The final piece of this puzzle is probably the most obvious to real citizens: quality of life. How are things going in the city, and more directly, how do people feel about it? (My old boss, Deputy Mayor Rick Cole, described this as “gestalt” data.) Crazy as it might be to hear, local governments barely every track this. A few rare examples exist: Kansas City has a citizen survey, and DC runs a feedback program for its programs. But even still, these initiatives at best track citizen satisfaction with service delivery. They do not track general sentiment of quality of life. Do they feel safe? Do they feel like their children have a good education? Do you have access to the services and programs you need?

This has been, what I would describe as the third rail of government data: do you know how your constituents feel about their government?

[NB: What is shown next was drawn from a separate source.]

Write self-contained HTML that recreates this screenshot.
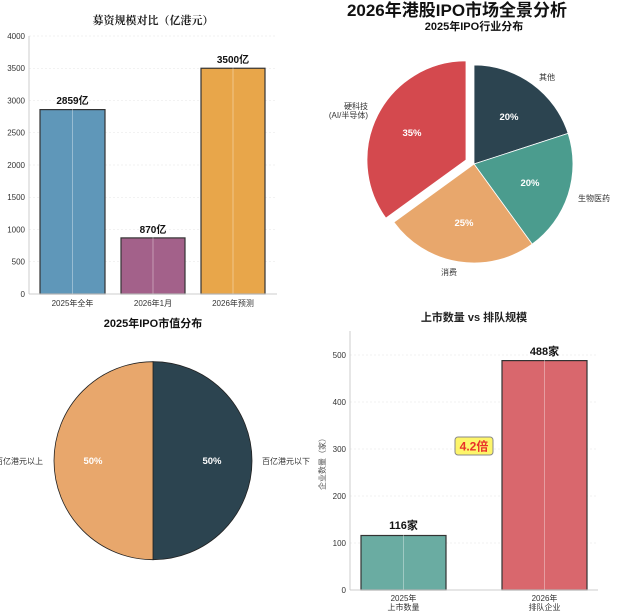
<!DOCTYPE html>
<html><head><meta charset="utf-8"><style>
html,body{margin:0;padding:0;background:#fff;}
svg{display:block;font-family:"Liberation Sans","Noto Sans CJK SC","WenQuanYi Zen Hei",sans-serif;}
</style></head><body>
<svg width="640" height="612" viewBox="0 0 640 612" xmlns="http://www.w3.org/2000/svg">
<rect width="640" height="612" fill="#fff"/>
<text x="457" y="16" text-anchor="middle" font-size="17" font-weight="bold" fill="#111">2026年港股IPO市场全景分析</text>

<!-- Chart 1 -->
<text x="153" y="24" text-anchor="middle" font-size="11" font-weight="bold" font-family="Noto Serif CJK SC, serif" fill="#222">募资规模对比（亿港元）</text>
<g stroke="#e6e6e6" stroke-width="0.6" stroke-dasharray="2,2">
<line x1="29" x2="277" y1="36" y2="36"/><line x1="29" x2="277" y1="68.25" y2="68.25"/><line x1="29" x2="277" y1="100.5" y2="100.5"/><line x1="29" x2="277" y1="132.75" y2="132.75"/><line x1="29" x2="277" y1="165" y2="165"/><line x1="29" x2="277" y1="197.25" y2="197.25"/><line x1="29" x2="277" y1="229.5" y2="229.5"/><line x1="29" x2="277" y1="261.75" y2="261.75"/>
</g>
<rect x="40" y="109.6" width="65" height="184.4" fill="#5f97b9" stroke="#333" stroke-width="1.2"/>
<rect x="121" y="237.9" width="64" height="56.1" fill="#a3618a" stroke="#333" stroke-width="1.2"/>
<rect x="201" y="68.25" width="64" height="225.75" fill="#e8a64a" stroke="#333" stroke-width="1.2"/>
<g stroke="#fff" stroke-opacity="0.45" stroke-width="0.8"><line x1="72.5" x2="72.5" y1="36" y2="294"/><line x1="153" x2="153" y1="36" y2="294"/><line x1="233" x2="233" y1="36" y2="294"/></g>
<line x1="29" x2="29" y1="36" y2="294" stroke="#ccc"/><line x1="29" x2="277" y1="294" y2="294" stroke="#ccc"/>
<g font-size="8" fill="#333" text-anchor="end">
<text x="25" y="297">0</text><text x="25" y="264.5">500</text><text x="25" y="232.5">1000</text><text x="25" y="200">1500</text><text x="25" y="168">2000</text><text x="25" y="135.5">2500</text><text x="25" y="103.5">3000</text><text x="25" y="71">3500</text><text x="25" y="39">4000</text>
</g>
<g font-size="8" fill="#333" text-anchor="middle"><text x="72.5" y="306">2025年全年</text><text x="153" y="306">2026年1月</text><text x="233" y="306">2026年预测</text></g>
<g font-size="10" font-weight="bold" fill="#111" text-anchor="middle"><text x="72.5" y="104">2859亿</text><text x="153" y="233">870亿</text><text x="233" y="63">3500亿</text></g>

<!-- Chart 2 pie -->
<text x="474" y="30" text-anchor="middle" font-size="11" font-weight="bold" fill="#111">2025年IPO行业分布</text>
<path d="M474,164 L474,65 A99,99 0 0 1 568.1,133.4 Z" fill="#2c4450" stroke="#fff" stroke-width="0.8"/>
<path d="M474,164 L568.1,133.4 A99,99 0 0 1 532.2,244.1 Z" fill="#4b9c8e" stroke="#fff" stroke-width="0.8"/>
<path d="M474,164 L532.2,244.1 A99,99 0 0 1 393.9,222.2 Z" fill="#e8a76c" stroke="#fff" stroke-width="0.8"/>
<path d="M466,159.9 L385.9,218.1 A99,99 0 0 1 466,60.9 Z" fill="#d4494e" stroke="#fff" stroke-width="0.8"/>
<g font-size="9.5" font-weight="bold" fill="#fff" text-anchor="middle"><text x="509" y="120">20%</text><text x="530" y="186">20%</text><text x="464" y="226">25%</text><text x="412" y="136">35%</text></g>
<g font-size="8" fill="#333"><text x="539" y="80">其他</text><text x="578" y="201">生物医药</text><text x="441" y="275">消费</text><text x="368" y="109" text-anchor="end">硬科技</text><text x="368" y="118" text-anchor="end">(AI/半导体)</text></g>

<!-- Chart 3 pie -->
<text x="153" y="327" text-anchor="middle" font-size="11" font-weight="bold" fill="#111">2025年IPO市值分布</text>
<path d="M153,460.7 L153,361.7 A99,99 0 0 1 153,559.7 Z" fill="#2c4450" stroke="#222" stroke-width="0.8"/>
<path d="M153,460.7 L153,559.7 A99,99 0 0 1 153,361.7 Z" fill="#e8a76c" stroke="#222" stroke-width="0.8"/>
<g font-size="9.5" font-weight="bold" fill="#fff" text-anchor="middle"><text x="93" y="464">50%</text><text x="212" y="464">50%</text></g>
<g font-size="8" fill="#333"><text x="43" y="464" text-anchor="end">百亿港元以上</text><text x="262" y="464">百亿港元以下</text></g>

<!-- Chart 4 -->
<text x="474" y="321" text-anchor="middle" font-size="11" font-weight="bold" fill="#222">上市数量 vs 排队规模</text>
<g stroke="#e6e6e6" stroke-width="0.6" stroke-dasharray="2,2">
<line x1="350" x2="598" y1="355" y2="355"/><line x1="350" x2="598" y1="402" y2="402"/><line x1="350" x2="598" y1="449" y2="449"/><line x1="350" x2="598" y1="496" y2="496"/><line x1="350" x2="598" y1="543" y2="543"/>
</g>
<rect x="361" y="535.5" width="85" height="54.5" fill="#6aaca2" stroke="#333" stroke-width="1.2"/>
<rect x="502" y="360.6" width="85" height="229.4" fill="#d9676d" stroke="#333" stroke-width="1.2"/>
<g stroke="#fff" stroke-opacity="0.45" stroke-width="0.8"><line x1="403.5" x2="403.5" y1="331" y2="590"/><line x1="544.5" x2="544.5" y1="331" y2="590"/></g>
<line x1="350" x2="350" y1="331" y2="590" stroke="#ccc"/><line x1="350" x2="598" y1="590" y2="590" stroke="#ccc"/>
<g font-size="8" fill="#333" text-anchor="end"><text x="346" y="593">0</text><text x="346" y="546">100</text><text x="346" y="499">200</text><text x="346" y="452">300</text><text x="346" y="405">400</text><text x="346" y="358">500</text></g>
<text transform="translate(325,462) rotate(-90)" font-size="8" fill="#555" text-anchor="middle">企业数量（家）</text>
<g font-size="8" fill="#333" text-anchor="middle"><text x="403.5" y="601">2025年</text><text x="403.5" y="610">上市数量</text><text x="544.5" y="601">2026年</text><text x="544.5" y="610">排队企业</text></g>
<g font-size="11" font-weight="bold" fill="#111" text-anchor="middle"><text x="403.5" y="529">116家</text><text x="544.5" y="355">488家</text></g>
<rect x="455" y="437" width="38" height="18" rx="3" fill="#fdf56a" stroke="#888" stroke-width="1"/>
<text x="474" y="450.5" text-anchor="middle" font-size="12" font-weight="bold" fill="#e8302a">4.2倍</text>
</svg>
</body></html>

Organizations like Pew and others try to collect that data usually at the national level, rarely at the local level, but this is the kind of information we need to know as we govern cities because that’s the ultimate barometer of our success.

Bringing that back to the running theme then, the question isn’t simply how many of the 311 calls came in, it’s not how quickly were we at responding to their own issues, but it’s how clean do you think your city is? How safe do you think it is to walk? These are difficult questions to ask and in general cities don’t ask them for multiple reasons. They don’t know how to. They don’t know where to.

But gathering data data, and then combining it with performance metrics and operational data is critical. All three are interrelated, and the art is in finding the overlap, as I sketched out with Rick (yes, actually on a napkin):

Data Sweet Spot

The sweet spot, the all too rare sweet spot, you see how those three connect together. Maybe it’s 311 issues that come in from 5-9pm ever night that lead to long call wait times and construction and thus delays for families getting to dinner late. That’d make the citizenry unhappy (if you could track it).

It’s this sweet spot, the alignment of transactions, performance, and quality of life, that’s the ideal function of data science and dashboarding.

Data Process

If you can figure out that sweet spot, that correlation, that causation, that’s profoundly interesting and useful, but that’s really hard to do. It is the work we have to do as civic data advocates and as data-driven public officials. Data isn’t just data. It’s more complicated that. Different kinds and different types. Different types that interact, interrelate, and connect, and it is our responsibility as public stewards to bring them together to help better serve citizens.

There’s a notion in Democratic Theory called Deliberative Democracy — yes, I’m a philosophy nerd) — where democracy only works well when people are forced to and willing to share their good reasons to defend their point. They can’t just say “I believe this and that’s that.” They have to say “I believe this is going well, and this is why.”

That’s where data can, should, and must come in.